= Max Hirmer =

Max Hirmer (14 April 1893 in Straubing – 17 April 1981) was a German botanist, publisher and photographer.

Hirmer was born on 14 April 1893 in Straubing. After graduating from the Wilhelmsgymnasium in Munich in 1913, he studied archaeology, art history and natural sciences. Hirmer received his doctorate from the Ludwig-Maximilians-Universität München in 1917 and his habilitation in 1922. He was an adjunct professor at the Ludwig-Maximilians-Universität München from 1928 but was dismissed by the Nazis in 1936 for political reasons. Hirmer died on 17 April 1981, 88 years old.

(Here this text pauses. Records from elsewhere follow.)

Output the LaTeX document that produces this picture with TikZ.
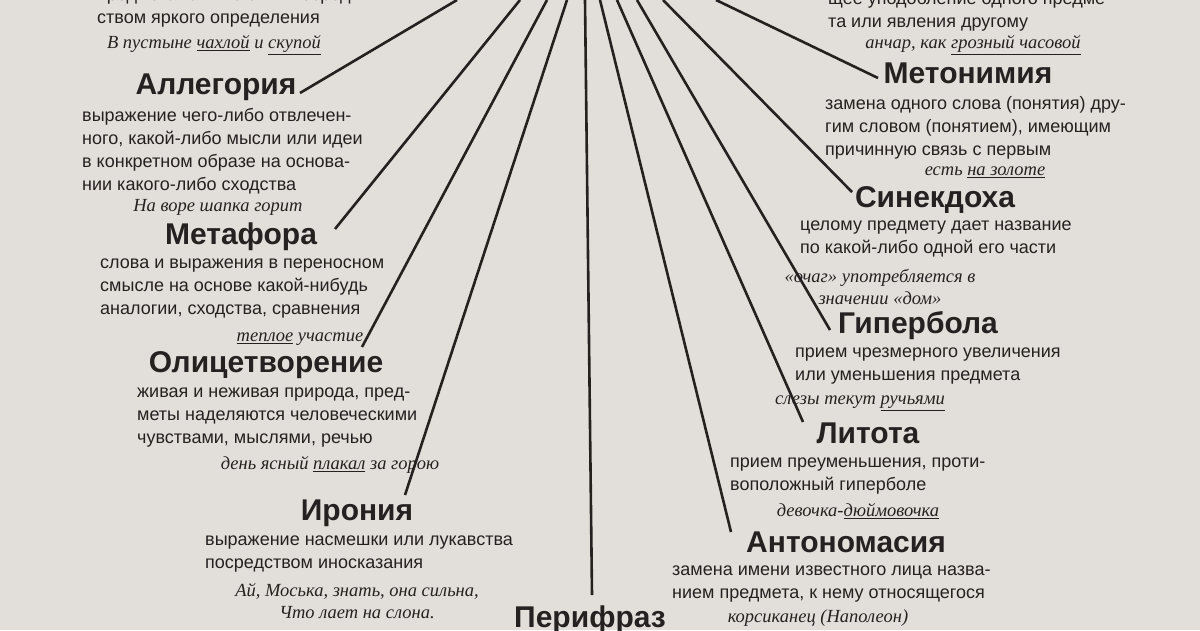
\documentclass[tikz,border=0pt]{standalone}
\usepackage{fontspec}
\setmainfont{Liberation Sans}
\newfontfamily\exfont{Liberation Serif}
\definecolor{paper}{RGB}{226,223,219}
\definecolor{ink}{RGB}{38,33,33}
\begin{document}
\begin{tikzpicture}[x=1pt,y=-1pt,
  ttl/.style={font=\fontsize{30}{30}\selectfont\bfseries,text=ink,inner sep=0},
  dsc/.style={font=\fontsize{18}{23}\selectfont,text=ink,anchor=north west,align=left,inner sep=0},
  ex/.style={font=\exfont\itshape\fontsize{18.5}{22}\selectfont,text=ink,inner sep=0,align=center},
  ray/.style={draw=ink,line width=2.6pt}]
\fill[paper] (0,0) rectangle (1200,630);
\useasboundingbox (0,0) rectangle (1200,630);
% top partial texts
\node[dsc] (epd) at (97,-9) {предмета или явления посред-\\ством яркого определения};
\node[ex] (epx) at (214,45) {В пустыне \underline{чахлой} и \underline{скупой}};
\node[dsc] (srd) at (828,-9) {щее уподобление одного предме-\\та или явления другому};
\node[ex] (srx) at (973,45) {анчар, как \underline{грозный часовой}};
% left column
\node[ttl] (al) at (216,87) {Аллегория};
\node[dsc] (ald) at (82,108) {выражение чего-либо отвлечен-\\ного, какой-либо мысли или идеи\\в конкретном образе на основа-\\нии какого-либо сходства};
\node[ex] (alx) at (218,207) {На воре шапка горит};
\node[ttl] (mf) at (241,237) {Метафора};
\node[dsc] (mfd) at (100,259) {слова и выражения в переносном\\смысле на основе какой-нибудь\\аналогии, сходства, сравнения};
\node[ex] (mfx) at (300,339) {\underline{теплое} участие};
\node[ttl] (ol) at (266,365) {Олицетворение};
\node[dsc] (old) at (137,388) {живая и неживая природа, пред-\\меты наделяются человеческими\\чувствами, мыслями, речью};
\node[ex] (olx) at (330,465) {день ясный \underline{плакал} за горою};
\node[ttl] (ir) at (357,513) {Ирония};
\node[dsc] (ird) at (205,536) {выражение насмешки или лукавства\\посредством иносказания};
\node[ex] (irx) at (357,601) {Ай, Моська, знать, она сильна,\\Что лает на слона.};
\node[ttl] (pf) at (590,620) {Перифраз};
% right column
\node[ttl] (mt) at (968,73) {Метонимия};
\node[dsc] (mtd) at (825,96) {замена одного слова (понятия) дру-\\гим словом (понятием), имеющим\\причинную связь с первым};
\node[ex] (mtx) at (985,172) {есть \underline{на золоте}};
\node[ttl] (sn) at (935,200) {Синекдоха};
\node[dsc] (snd) at (800,221) {целому предмету дает название\\по какой-либо одной его части};
\node[ex] (snx) at (880,287) {«очаг» употребляется в\\значении «дом»};
\node[ttl] (hp) at (918,326) {Гипербола};
\node[dsc] (hpd) at (795,348) {прием чрезмерного увеличения\\или уменьшения предмета};
\node[ex] (hpx) at (860,403) {слезы текут \underline{ручьями}};
\node[ttl] (lt) at (868,433) {Литота};
\node[dsc] (ltd) at (730,458) {прием преуменьшения, проти-\\воположный гиперболе};
\node[ex] (ltx) at (858,511) {девочка-\underline{дюймовочка}};
\node[ttl] (an) at (846,542) {Антономасия};
\node[dsc] (and) at (672,566) {замена имени известного лица назва-\\нием предмета, к нему относящегося};
\node[ex] (anx) at (818,618) {корсиканец (Наполеон)};
% rays
\coordinate (t1) at (457,0); \coordinate (e1) at (300,93);
\coordinate (t2) at (520,0); \coordinate (e2) at (335,229);
\coordinate (t3) at (547,0); \coordinate (e3) at (362,347);
\coordinate (t4) at (567,0); \coordinate (e4) at (405,495);
\coordinate (t5) at (585,0); \coordinate (e5) at (592,595);
\coordinate (t6) at (600,0); \coordinate (e6) at (731,532);
\coordinate (t7) at (617,0); \coordinate (e7) at (803,422);
\coordinate (t8) at (637,0); \coordinate (e8) at (830,330);
\coordinate (t9) at (663,0); \coordinate (e9) at (852,192);
\coordinate (t10) at (716,0); \coordinate (e10) at (878,78);
\foreach \i in {1,...,10} \draw[ray] (t\i) -- (e\i);
\end{tikzpicture}
\end{document}
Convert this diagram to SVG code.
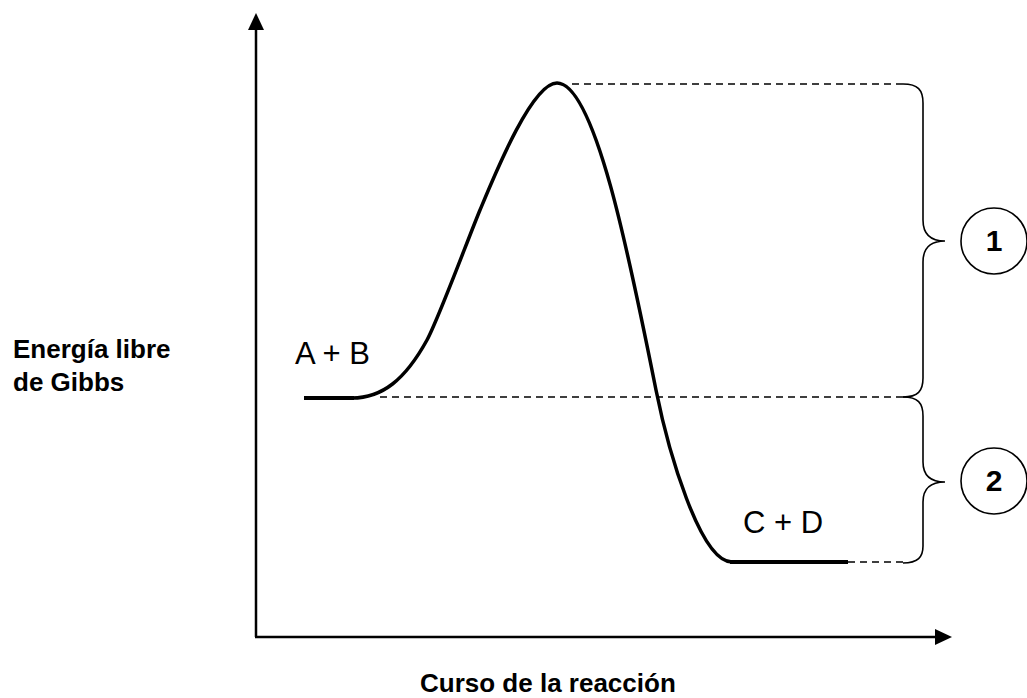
<svg xmlns="http://www.w3.org/2000/svg" width="1027" height="698" viewBox="0 0 1027 698">
  <style>
    .axis { stroke: #000; stroke-width: 2.5; fill: none; }
    .curve { stroke: #000; stroke-width: 3.5; fill: none; stroke-linejoin: round; }
    .flat { stroke: #000; stroke-width: 4; fill: none; }
    .dash { stroke: #000; stroke-width: 1.5; fill: none; stroke-dasharray: 7 5; }
    .brace { stroke: #000; stroke-width: 1.6; fill: none; }
    .circ { stroke: #000; stroke-width: 1.6; fill: #fff; }
    .lbl { font-family: "Liberation Sans", Arial, sans-serif; fill: #000; }
    .bold { font-weight: bold; }
  </style>
  <rect x="0" y="0" width="1027" height="698" fill="#fff"/>

  <g id="axes">
    <line class="axis" x1="256" y1="637" x2="256" y2="28"/>
    <polygon points="256,13 248,30 264,30" fill="#000"/>
    <line class="axis" x1="255" y1="637" x2="937" y2="637"/>
    <polygon points="952,637 935,629 935,645" fill="#000"/>
  </g>

  <g id="connectors">
    <line class="dash" x1="572" y1="84" x2="903" y2="84"/>
    <line class="dash" x1="380" y1="397" x2="903" y2="397"/>
    <line class="dash" x1="848" y1="562" x2="903" y2="562"/>
    <path class="brace" d="M903,84 C918,84 923,90 923,103 L923,220 C923,234 930,241 945,241 C930,241 923,248 923,262 L923,378 C923,391 918,397 903,397"/>
    <path class="brace" d="M903,397 C918,397 923,403 923,416 L923,462 C923,475 930,482 945,482 C930,482 923,489 923,502 L923,546 C923,557 918,563 903,563"/>
  </g>

  <g id="energy-curve">
    <line class="flat" x1="304" y1="398" x2="354" y2="398"/>
    <path class="curve" d="M352,398 C382,398 405,380 427,340 C438,320 468,239 480,210 C495,174 532,83 557,83 C595,83 630,260 656,390 C668,450 700,562 732,562"/>
    <line class="flat" x1="730" y1="562" x2="848" y2="562"/>
  </g>

  <g id="label-ab">
    <text class="lbl" x="295" y="364" font-size="31">A + B</text>
  </g>
  <g id="label-cd">
    <text class="lbl" x="743" y="533" font-size="31">C + D</text>
  </g>

  <g id="node-1">
    <circle class="circ" cx="994" cy="241" r="33"/>
    <text class="lbl bold" x="994" y="251" font-size="30" text-anchor="middle">1</text>
  </g>
  <g id="node-2">
    <circle class="circ" cx="994" cy="481" r="33"/>
    <text class="lbl bold" x="994" y="491" font-size="30" text-anchor="middle">2</text>
  </g>

  <g id="label-y">
    <text class="lbl bold" x="13" y="358" font-size="26">Energía libre</text>
    <text class="lbl bold" x="13" y="391" font-size="26">de Gibbs</text>
  </g>
  <g id="label-x">
    <text class="lbl bold" x="420" y="692" font-size="26">Curso de la reacción</text>
  </g>
</svg>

Hirmer wrote a number of works of botany including a book and many articles on phyllotaxis.

As a photographer, Hirmer worked mainly in the field of art and archaeology. In 1948, he, together with his wife Aenne (1912–2017), founded the Gesellschaft für wissenschaftliches Lichtbild, or Society for the Scientific Photographic Image. This became the Hirmer-Verlag publishing house, which published numerous art studies and illustrated books. Hirmer's own books published with the firm included Ägypten. Architektur, Plastik, Malerei in drei Jahrtausenden (Egypt: Three Millennia of Architecture, Sculpture and Painting) for which he provided the photographs.

== Selected works ==

- Zur Lösung des Problems der Blattstellungen, 1922.
- "Handbuch der Paläobotanik" (1927)
- With Eberhard Otto and Christiane Desroches-Noblecourt: Ägypten: Architektur, Plastik, Malerei in drei Jahrtausenden., 1955; vierte neu bearbeitete und sehr erweiterte Auflage, Hirmer, München 1967; republished as Ägyptische Kunst., Taschenbuch, München 1971, ISBN 3-423-04092-0 and ISBN 3-423-04093-9.